US Rep Robert Andrews (D-NJ) presented Gloucester Marine Terminal officials in Gloucester City NJ with an award letter recently. The letter announced an $11 million federal tax credit rebate for the recently completed new rooftop solar power plant project, the largest of its kind in North America.
Known as Riverside Renewable Energy LLC, the $42 million project consists of 27,526 photovoltaic rooftop solar panels covering 1.1 million square feet of rooftop at the Gloucester Marine Terminal, which is owned by the Holt family. It has the capacity to produce 9.0 megawatts of electricity—enough to power more than 1,500 homes.
The Riverside project sits atop the roof of the terminal’s refrigerated warehouse near the Walt Whitman Bridge on the Delaware River. Operating 24/7 for service food importers, the terminal is the largest on-dock refrigerated warehouse on the East Coast and a large user of electricity. Construction on the solar project began in June 2011 and was completed on budget and ahead of schedule in autumn 2011.
Riverside will generate the equivalent of up to 80% of the terminal’s power demand. The system is expected to offset more than 8,100 tons of carbon dioxide, about the amount that would be offset by planting 400,000 trees or removing 1,200 cars from the road.

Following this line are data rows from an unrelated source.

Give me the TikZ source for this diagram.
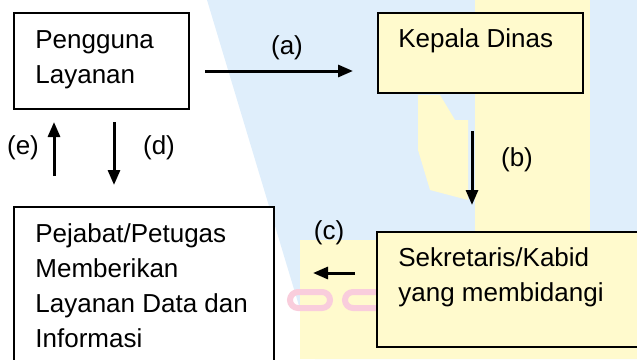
\documentclass[tikz,border=0pt]{standalone}
\usepackage{fontspec}
\setmainfont{Liberation Sans}
\usetikzlibrary{arrows.meta}
\definecolor{wmblue}{HTML}{DFEEFB}
\definecolor{wmyellow}{HTML}{FFFACD}
\definecolor{wmpink}{HTML}{F9CDDC}
\begin{document}
\begin{tikzpicture}
[x=.5pt,y=-.5pt, box/.style={draw,line width=1pt,anchor=north west,inner sep=0pt},
txt/.style={anchor=base west,inner sep=0pt,align=left,font=\fontsize{13}{17.5}\selectfont},
lab/.style={inner sep=0pt,font=\fontsize{13}{17.5}\selectfont},
arr/.style={line width=1.5pt,-{Triangle[length=7.5pt,width=6pt]}}]
\useasboundingbox (0,0) rectangle (637,359);\clip (0,0) rectangle (637,359);
% watermark
\fill[wmblue](207,0)--(637,0)--(637,359)--(315,359)--cycle;
\fill[wmyellow](475,0) rectangle (590,359);\fill[wmyellow](300,240) rectangle (637,359);
\fill[wmyellow](418,95)--(440,95)--(455,120)--(468,120)--(468,200)--(430,190)--(418,150)--cycle;
\draw[wmpink,line width=3pt,rounded corners=4pt](290,292) rectangle ++(40,16);\draw[wmpink,line width=3pt,rounded corners=4pt](345,292) rectangle ++(40,16);
\draw[wmpink,line width=3pt,rounded corners=4pt](500,292) rectangle ++(40,16);\draw[wmpink,line width=3pt,rounded corners=4pt](560,292) rectangle ++(40,16);
% boxes
\node(p) at (13,12)[box,fill=white,minimum width=87.5pt,minimum height=48pt]{};
\node(k) at (377,12)[box,fill=wmyellow,minimum width=102.5pt,minimum height=40pt]{};
\node(s) at (376,231)[box,fill=wmyellow,minimum width=142pt,minimum height=57.5pt]{};
\node(j) at (13,206)[box,fill=white,minimum width=130pt,minimum height=87pt]{};
% base = last line
\node(pt) at (35,83)[txt]{Pengguna\\Layanan};\node(kt) at (398,47)[txt]{Kepala Dinas};
\node(st) at (398,301)[txt]{Sekretaris/Kabid\\yang membidangi};
\node(jt) at (35,347)[txt]{Pejabat/Petugas\\Memberikan\\Layanan Data dan\\Informasi};
% arrows
\coordinate(a1) at (205,71);\coordinate(a2) at (353,71);\coordinate(b1) at (472,131);\coordinate(b2) at (472,205);
\coordinate(c1) at (355,273);\coordinate(c2) at (313,273);\coordinate(d1) at (114,122);\coordinate(d2) at (114,185);
\coordinate(e1) at (54,176);\coordinate(e2) at (54,122);
\draw[arr](a1)--(a2);\draw[arr](b1)--(b2);\draw[arr](c1)--(c2);\draw[arr](d1)--(d2);\draw[arr](e1)--(e2);
\node(la) at (287,48)[lab]{(a)};\node(lb) at (517,160)[lab]{(b)};\node(lc) at (329,233)[lab]{(c)};
\node(ld) at (159,148)[lab]{(d)};\node(le) at (23,148)[lab]{(e)};
\end{tikzpicture}
\end{document}
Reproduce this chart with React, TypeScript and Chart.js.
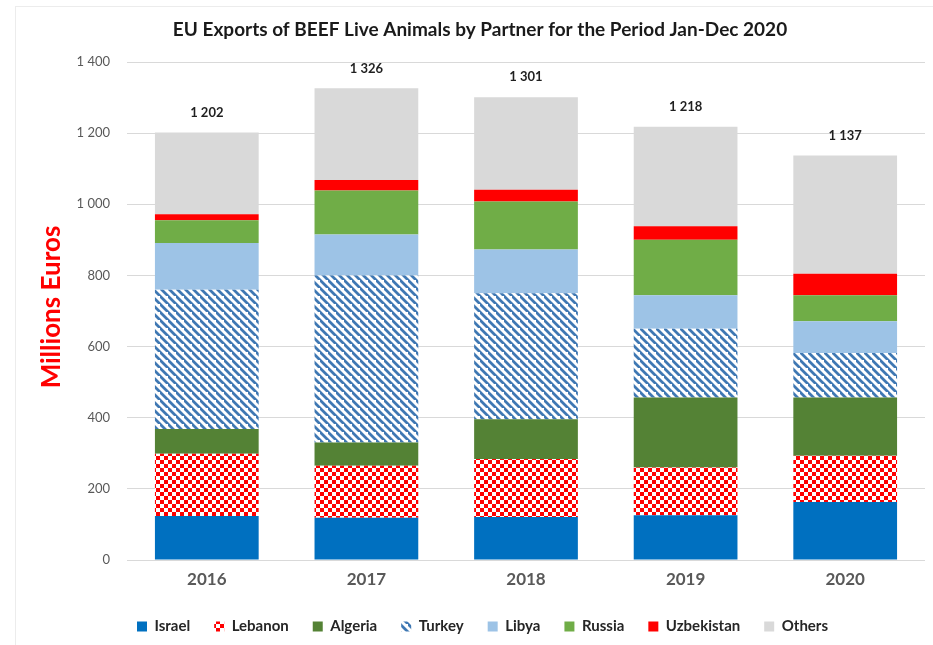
import React, { useEffect, useRef } from "react";
import { Chart, registerables } from "chart.js";

Chart.register(...registerables);

const years = ["2016", "2017", "2018", "2019", "2020"];
const israel = [124, 119, 121, 126, 163];
const lebanon = [175, 146, 163, 134, 130];
const algeria = [69, 65, 112, 197, 164];
const turkey = [392, 470, 354, 193, 125];
const libya = [131, 115, 123, 94, 89];
const russia = [64, 124, 135, 156, 73];
const uzbekistan = [17, 29, 33, 38, 61];
const others = [230, 258, 260, 280, 332];
const totals = [1202, 1326, 1301, 1218, 1137];

const titleText = "EU Exports of BEEF Live Animals by Partner for the Period Jan-Dec 2020";
const yTitle = "Millions Euros";
const FONT = "Lato, 'Liberation Sans', sans-serif";

const fmt = (v: number) => String(v).replace(/\B(?=(\d{3})+(?!\d))/g, " ");

function makeChecker(): CanvasPattern | string {
  const s = 8;
  const c = document.createElement("canvas");
  c.width = s;
  c.height = s;
  const g = c.getContext("2d");
  if (!g) return "#ff0000";
  g.fillStyle = "#ff0000";
  g.fillRect(0, 0, s, s);
  g.fillStyle = "#ffffff";
  g.fillRect(0, 0, 4, 4);
  g.fillRect(4, 4, 4, 4);
  return g.createPattern(c, "repeat") || "#ff0000";
}

function makeStripes(): CanvasPattern | string {
  const s = 8;
  const c = document.createElement("canvas");
  c.width = s;
  c.height = s;
  const g = c.getContext("2d");
  if (!g) return "#3a75b0";
  g.fillStyle = "#ffffff";
  g.fillRect(0, 0, s, s);
  g.strokeStyle = "#3f78b3";
  g.lineWidth = 2.8;
  g.beginPath();
  g.moveTo(-2, -2);
  g.lineTo(s + 2, s + 2);
  g.moveTo(-2 - s, -2);
  g.lineTo(2, s + 2);
  g.moveTo(s - 2, -2 - s);
  g.lineTo(s + 2 + s, s + 2);
  g.stroke();
  return g.createPattern(c, "repeat") || "#3a75b0";
}

export default function App() {
  const ref = useRef<HTMLCanvasElement | null>(null);

  useEffect(() => {
    if (!ref.current) return;
    const checker = makeChecker();
    const stripes = makeStripes();

    const decor = {
      id: "decor",
      afterDatasetsDraw(chart: any) {
        const ctx = chart.ctx;
        const xs = chart.scales.x;
        const ys = chart.scales.y;
        ctx.save();
        ctx.fillStyle = "#1f1f1f";
        ctx.font = `bold 13px ${FONT}`;
        ctx.textAlign = "center";
        ctx.textBaseline = "middle";
        totals.forEach((t, i) => {
          ctx.fillText(fmt(t), xs.getPixelForValue(i), ys.getPixelForValue(t) - 20);
        });
        ctx.restore();
      },
      afterDraw(chart: any) {
        const ctx = chart.ctx;
        ctx.save();
        ctx.fillStyle = "#1a1a1a";
        ctx.font = `bold 19px ${FONT}`;
        ctx.textAlign = "center";
        ctx.textBaseline = "middle";
        ctx.fillText(titleText, 480, 30);
        ctx.translate(52, 307);
        ctx.rotate(-Math.PI / 2);
        ctx.fillStyle = "#ff0000";
        ctx.font = `bold 26px ${FONT}`;
        ctx.fillText(yTitle, 0, 0);
        ctx.restore();
      },
    };

    const chart = new Chart(ref.current, {
      type: "bar",
      data: {
        labels: years,
        datasets: [
          { label: "Israel", data: israel, backgroundColor: "#0070c0" },
          { label: "Lebanon", data: lebanon, backgroundColor: checker as any },
          { label: "Algeria", data: algeria, backgroundColor: "#548235" },
          { label: "Turkey", data: turkey, backgroundColor: stripes as any },
          { label: "Libya", data: libya, backgroundColor: "#9dc3e6" },
          { label: "Russia", data: russia, backgroundColor: "#70ad47" },
          { label: "Uzbekistan", data: uzbekistan, backgroundColor: "#ff0000" },
          { label: "Others", data: others, backgroundColor: "#d9d9d9" },
        ],
      },
      options: {
        animation: false,
        responsive: false,
        maintainAspectRatio: false,
        layout: { padding: { top: 62, right: 8, bottom: 1, left: 40 } },
        datasets: { bar: { categoryPercentage: 0.65, barPercentage: 1 } } as any,
        scales: {
          x: {
            stacked: true,
            grid: { display: false },
            border: { display: false },
            ticks: { color: "#595959", font: { family: FONT, size: 17, weight: "bold" }, padding: 1 },
            afterFit: (s: any) => { s.height = 35; },
          },
          y: {
            stacked: true,
            min: 0,
            max: 1400,
            grid: { color: "#d9d9d9", drawTicks: false },
            border: { display: false },
            ticks: {
              stepSize: 200,
              color: "#595959",
              font: { family: FONT, size: 13 },
              padding: 17,
              callback: (v: any) => fmt(Number(v)),
            },
            afterFit: (s: any) => { s.width = 87; },
          },
        },
        plugins: {
          legend: {
            position: "bottom",
            labels: {
              boxWidth: 10,
              boxHeight: 10,
              padding: 24,
              color: "#262626",
              font: { family: FONT, size: 15, weight: "bold" },
            },
          },
          tooltip: { enabled: false },
        },
      },
      plugins: [decor],
    });
    return () => chart.destroy();
  }, []);

  return (
    <div style={{ position: "fixed", left: 0, top: 0, width: 933, height: 645, background: "#fff" }}>
      <div style={{ position: "absolute", left: 15, top: 6, width: 918, height: 639, borderLeft: "1px solid #ececec", borderTop: "1px solid #ececec" }} />
      <canvas ref={ref} width={933} height={645} style={{ position: "absolute", left: 0, top: 0 }} />
    </div>
  );
}
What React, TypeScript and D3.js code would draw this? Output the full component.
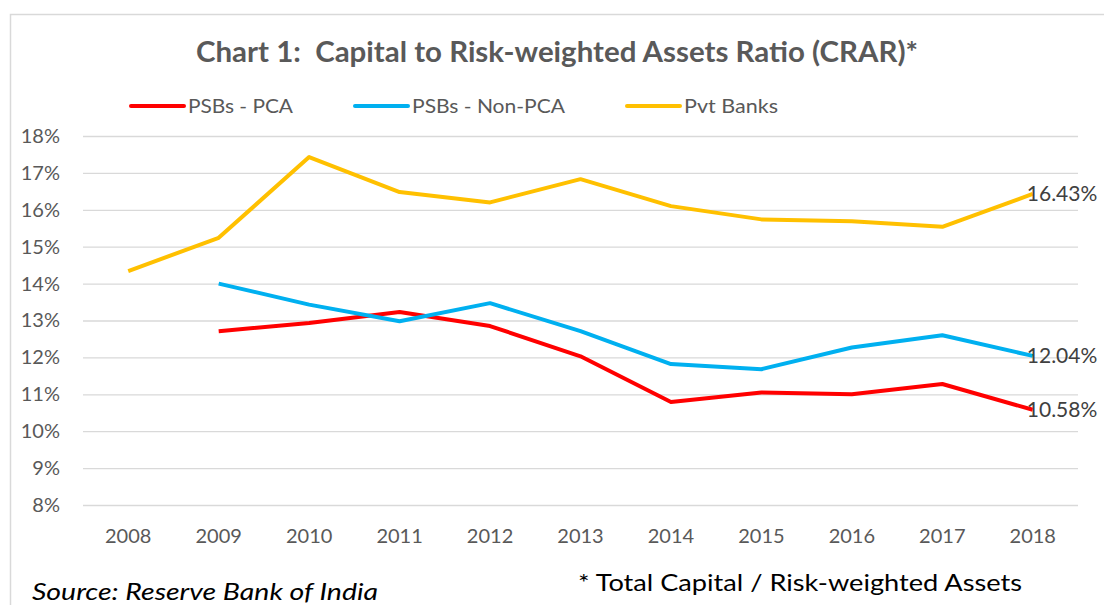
import React, { useRef, useEffect } from "react";
import * as d3 from "d3";

const years = ["2008", "2009", "2010", "2011", "2012", "2013", "2014", "2015", "2016", "2017", "2018"];
const psbPca = [null, 12.71, 12.93, 13.23, 12.85, 12.03, 10.79, 11.05, 11.0, 11.28, 10.58];
const psbNonPca = [null, 14.0, 13.43, 12.98, 13.47, 12.71, 11.82, 11.68, 12.27, 12.6, 12.04];
const pvtBanks = [14.34, 15.24, 17.43, 16.48, 16.2, 16.83, 16.1, 15.74, 15.69, 15.54, 16.43];
const yTicks = [8, 9, 10, 11, 12, 13, 14, 15, 16, 17, 18];

const seriesList = [
  { name: "PSBs - PCA", values: psbPca, color: "#FF0000" },
  { name: "PSBs - Non-PCA", values: psbNonPca, color: "#00B0F0" },
  { name: "Pvt Banks", values: pvtBanks, color: "#FFC000" },
];

const FONT = "Lato, 'Open Sans', sans-serif";

function App() {
  const svgRef = useRef<SVGSVGElement>(null);

  useEffect(() => {
    const svg = d3.select(svgRef.current);
    svg.selectAll("*").remove();

    const width = 1104;
    const height = 605;
    const margin = { left: 83, right: 26, top: 136, bottom: 100 };

    svg.append("rect").attr("width", width).attr("height", height).attr("fill", "#fff");

    // outer chart border
    svg
      .append("rect")
      .attr("x", 10.5)
      .attr("y", 14.5)
      .attr("width", width)
      .attr("height", height)
      .attr("fill", "none")
      .attr("stroke", "#D9D9D9")
      .attr("stroke-width", 1.5);

    const x = d3
      .scaleBand()
      .domain(years)
      .range([margin.left, width - margin.right]);

    const y = d3
      .scaleLinear()
      .domain([8, 18])
      .range([height - margin.bottom, margin.top]);

    const cx = (d: string) => (x(d) as number) + x.bandwidth() / 2;

    // grid
    const yGrid = (g) =>
      g
        .attr("transform", `translate(${margin.left},0)`)
        .call(
          d3
            .axisLeft(y)
            .tickValues(yTicks)
            .tickSize(-(width - margin.left - margin.right))
        )
        .call((g) => g.select(".domain").remove())
        .call((g) =>
          g.selectAll("line").attr("stroke", "#D9D9D9").attr("stroke-width", 1.3)
        )
        .call((g) =>
          g
            .selectAll("text")
            .attr("x", -23)
            .attr("fill", "#595959")
            .attr("font-size", 20)
            .attr("font-family", FONT)
        );
    svg.append("g").call(yGrid).call((g) => g.selectAll("text").text((d) => `${d}%`));

    // x axis labels
    svg
      .append("g")
      .attr("transform", `translate(0,${height - margin.bottom})`)
      .call(d3.axisBottom(x).tickSize(0).tickPadding(24))
      .call((g) => g.select(".domain").remove())
      .call((g) =>
        g
          .selectAll("text")
          .attr("fill", "#595959")
          .attr("font-size", 20)
          .attr("font-family", FONT)
      );

    // lines
    const line = d3
      .line<number | null>()
      .defined((d) => d !== null)
      .x((d, i) => cx(years[i]))
      .y((d) => y(d as number));

    seriesList.forEach((s) => {
      svg
        .append("path")
        .attr("d", line(s.values))
        .attr("fill", "none")
        .attr("stroke", s.color)
        .attr("stroke-width", 4)
        .attr("stroke-linejoin", "round");
    });

    // end labels
    seriesList.forEach((s) => {
      const last = s.values[s.values.length - 1] as number;
      svg
        .append("text")
        .attr("x", cx(years[years.length - 1]) - 6)
        .attr("y", y(last))
        .attr("dy", "0.35em")
        .attr("fill", "#404040")
        .attr("font-size", 21)
        .attr("font-family", FONT)
        .text(`${last.toFixed(2)}%`);
    });

    // title
    svg
      .append("text")
      .attr("x", 557)
      .attr("y", 62)
      .attr("text-anchor", "middle")
      .attr("fill", "#595959")
      .attr("font-weight", "bold")
      .attr("font-size", 28)
      .attr("font-family", FONT)
      .attr("textLength", 722)
      .attr("lengthAdjust", "spacingAndGlyphs")
      .style("white-space", "pre")
      .text("Chart 1:  Capital to Risk-weighted Assets Ratio (CRAR)*");

    // legend
    const legendX = [131, 355, 627];
    const legendW = [105, 153, 94];
    seriesList.forEach((s, i) => {
      const lg = svg.append("g").attr("transform", `translate(${legendX[i]},106)`);
      lg.append("line")
        .attr("x1", 0)
        .attr("x2", 53)
        .attr("stroke", s.color)
        .attr("stroke-width", 4)
        .attr("stroke-linecap", "round");
      lg.append("text")
        .attr("x", 57)
        .attr("dy", "0.35em")
        .attr("fill", "#595959")
        .attr("font-size", 20)
        .attr("font-family", FONT)
        .attr("textLength", legendW[i])
        .attr("lengthAdjust", "spacingAndGlyphs")
        .text(s.name);
    });

    // footnotes
    svg
      .append("text")
      .attr("x", 32)
      .attr("y", 600)
      .attr("fill", "#000")
      .attr("font-style", "italic")
      .attr("font-size", 23)
      .attr("font-family", FONT)
      .attr("textLength", 346)
      .attr("lengthAdjust", "spacingAndGlyphs")
      .text("Source: Reserve Bank of India");

    svg
      .append("text")
      .attr("x", 578)
      .attr("y", 591)
      .attr("fill", "#000")
      .attr("font-size", 23)
      .attr("font-family", FONT)
      .attr("textLength", 444)
      .attr("lengthAdjust", "spacingAndGlyphs")
      .text("* Total Capital / Risk-weighted Assets");
  }, []);

  return (
    <svg
      ref={svgRef}
      width={1104}
      height={605}
      style={{ position: "absolute", left: 0, top: 0 }}
    ></svg>
  );
}

export default App;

After a rooftop tour of the facility, Andrews presented terminal officials with the award letter for the tax credit rebate under the Section 1603 program from the US Department of the Treasury, which was enacted in 2009 with the congressman’s support to foster pioneering investments in clean energy technology.
The Riverside project is supported by both federal and state incentives for businesses to invest in renewable energy—on the federal level via the Section 48 Investment Tax Credit, and on the state level through the New Jersey Solar Renewable Energy Credit (SREC) for ongoing solar generation from the project. Riverside will sell SRECs associated with the system to enhance the economic viability of the project.
Besides the Holt family, the Riverside project is a partnership involving SunPower, a global solar technology company; Rabobank, a global bank and financier of renewable energy projects; and Public Service Electric and Gas Company (PSE&G), which plays a lead role in the interconnection of the project to the PJM power grid. A total of 200 construction jobs were created to build the project.